A recent survey by the National Endowment for Financial Education found that seven in 10 adults say they have difficulty talking to their families about who will make financial decisions on behalf of an aging family member who becomes unable to handle their money.
Part of the problem is the aging parent. Many elders have an attitude of secrecy about their financial situation. Deeply ingrained attitudes are not going to change. You need to work with them, by offering reassurance that you are not trying to take advantage of your parents, or take control over their lives. Reaching this emotional level in the conversation works far better than making an argument that “it’s time, and you’re getting old”. That line just might exacerbate their fears of losing control over their lives.
Most people who have discomfort with the subject of aging parents and finances procrastinate talking about it. In my practice of consulting with elders and their adult children, I see the unfortunate consequences. A crisis comes up and no one has any idea what the parents have or where to find any documents when they are needed. Unnecessary stress and panic on the part of adult children result.
Or, dementia gradually affects a parent until Dad can’t remember what he has or where he keeps records, leading to the expense and necessity of getting the court involved to allow someone else to take over. Adult children regret waiting and doing nothing until they are forced to hire a lawyer and get a court order via a guardianship to get into the parent’s records.
A smart way to prevent the worst from happening to you is to make an appointment with yourself to bring up the subject with your aging parent at a specific time. Planning to do this after a birthday, a family event or a holiday is a good choice. Family may be together. You can ask your parents to extend the visit or your time with them to discuss business. Include any willing family members who may share the responsibility for aging parents in the future.
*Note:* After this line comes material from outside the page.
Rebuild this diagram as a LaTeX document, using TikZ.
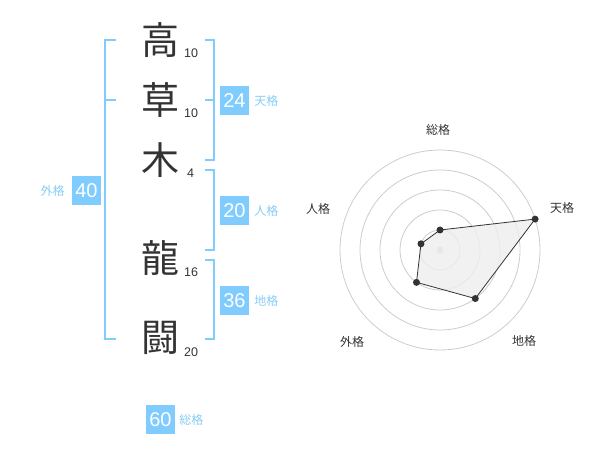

Set a date and time and invite all to be present.
Your approach is a crucial part of the path to success with the difficult subject of money. It is helpful to directly express your respect and acknowledgement of your parents’ reluctance to bring up their finances for discussion. You can put it on yourself: you are concerned that if something went wrong, you would be completely lost as to how to help them. You might also say that you want them to maintain their independence for as long as possible and you are willing to take the lead to assure that, but you can’t do so without the information anyone would need.
There are many dimensions to the conversation you need to have with your parents about money matters. Here are some of the essentials. If it takes more than one meeting, let it be, but at least get started.
1. Legal: have they done estate planning? Who is their attorney? What legal documents do they have in their possession? Is there a will, trust, durable power of attorney for finances and healthcare directive? May you speak with the attorney?
2. Healthcare: what medical insurance do they have besides Medicare? What is covered? Is there long term care insurance? Do they have assets set aside to pay for care at home should they need it one day? What amount is available? May you have permission to speak with doctors?
3. Income and expenses: What income do they have and what are their debts and expenses each month? Where are the records for these? Do they have a financial planner? May you have permission to contact that person?
4. Financial records: Where do they keep their tax returns? Who prepares them? Where are their bank accounts, brokerage accounts and other records of assets maintained? Do they bank online? Where do they keep their user names and passwords?
Keeping electronic or paper records to organize of all of this information for yourself will be essential when a health crisis occurs. If your parent loses the ability to remain independent over time, you can gradually take over responsibilities. Some people start with bill paying when a parent begins to make mistakes, such as paying bills twice or forgetting to pay them.
If you have siblings, be transparent in all dealings around your parents’ finances. Keep track in writing of every penny you spend on their behalf. Do not co-mingle their accounts with your own. This can avert suspicion and conflicts down the road.
Above all, get past procrastination and set up the time for your conversations with your own aging loved ones. You’ll be glad you did.